Although it has to be a matter of conjecture as to why a major vinegar and mustard manufacturer would want to do this a clue can be found in a report on Food Adulteration produced in 1879. This summarised, says:
“An inferior kind of vinegar is made
by the ....distillation of wood in the manufacture of naphtha. The
wood is placed in closed ovens and is heated to drive all the gases into
condensers where they form a black tarry mixture of naphtha and acetic acid - to
this lime is added... leaving.. a black strong smelling compound ... black lime
salt ..which is then mixed with sulphuric acid and distilled ...... resulting
in a mixture of acids possessing a disagreeable sour taste. Vinegar thus
prepared is .... most injurious to health.’
Presumably this very cheap and nasty
way of making something like vinegar was not profitable since they left the
site in 1861.
Another firm on Morden Wharf was, Segar Emery an American firm who leased a site in this area of Morden Wharf in 1904. They were timber merchant, specialising in mahogany. Emery was an American, with a timber business, the Emery Lumber Company and Samuel Segar was an English timber merchant, with an office in, Bishopsgate.
The Emery Company had timber rights in Nicaragua and the business appears to have been involved in the importation of tropical hardwoods. In Greenwich they had a mahogany saw mill plant and a dock on the riverside. The partnership was dissolved after only a year. Subsequently the American firm was involved on arbitration between the Nicaraguan and the US governments
Like Segar Emery many firms on Morden Wharf were short-lived and their sites and their layout changed and overlapped.
In a previous article I described the Glass Elliot telegraph cable company’s original works at Morden Wharf. As they grew o he at Enderby Wharf site they no longer needed the older site in Morden Wharf. The site was then leased to Bowater the paper manufacturer.
As I originally came from Gravesend Bowater’s was always well known to me and their beautiful 1960s water tower still sits rotting on the riverside at Northfleet. Their site in Greenwich was much smaller and paper was not made there.

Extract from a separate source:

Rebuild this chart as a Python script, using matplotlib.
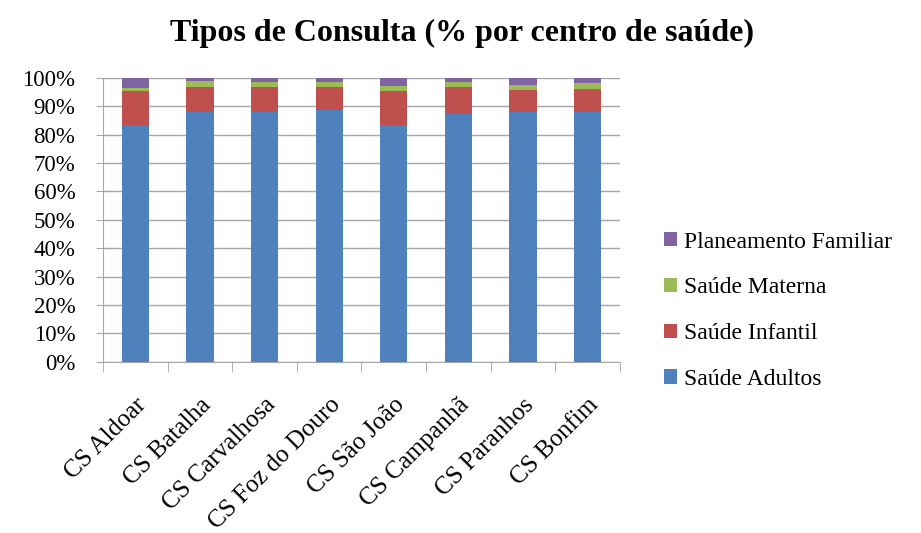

At the end of the 19th century Bowater’s supplied newsprint to both the Daily Mail and the Daily Chronicle. The lease was in the name of Thames Export Packing Company from 1909 and work here consisted of sorting, shredding and pressing of waste paper into bales for export. Following a fire the site was rebuilt in 1912 including a new entrance. By the beginning of the Second World War Bowater’s was a multinational producing, 800,000 tons of newsprint annually... However this demand did not survive the war and the company began to make paper packaging and later corrugated cases.
I the 20th century the wharves on Morden Wharf gradually became more involved in h the transhipment of goods made elsewhere rather than sites where actual manufacturing went on. The wharf here was named Primrose by Froud Ltd who had leased it in the 1930s but why this name was chosen is not known – it seems to be far too ‘pretty’ a name for an area which must have been pretty dirty and smelly in the 1930s. Soon after the inland part of the site was used by Molassine. I wrote about Molassine, animal food manufacturer, for weekender in.....
In the 1970s the Primrose Wharf Company produced a booklet advertising their wharfage services and what could be provided. There were of instance, customs and excise facilities and tanks storage for liquids. There was also open air storage and a heavy lift crane. There is a list of the shipping agents who they worked with and an impressive list of ports which they could export to - Kingston, Jamaica, Tampa Bay... Montego Bay and many more, all in the Caribbean and Central America. His was to be the future of several Greenwich riverside sites.
Morden Wharf is now
the subject of a current planning application by the developers UandI – and far
be it from me to comment on that directly. I will however just point out that
they appear to be planning a boathouse which “could provide a permanent mooring
for Gloriana - the Monarch’s Royal Rowbarge, which was 'expertly crafted to
mark Her Majesty’s Diamond Jubilee in 2012'.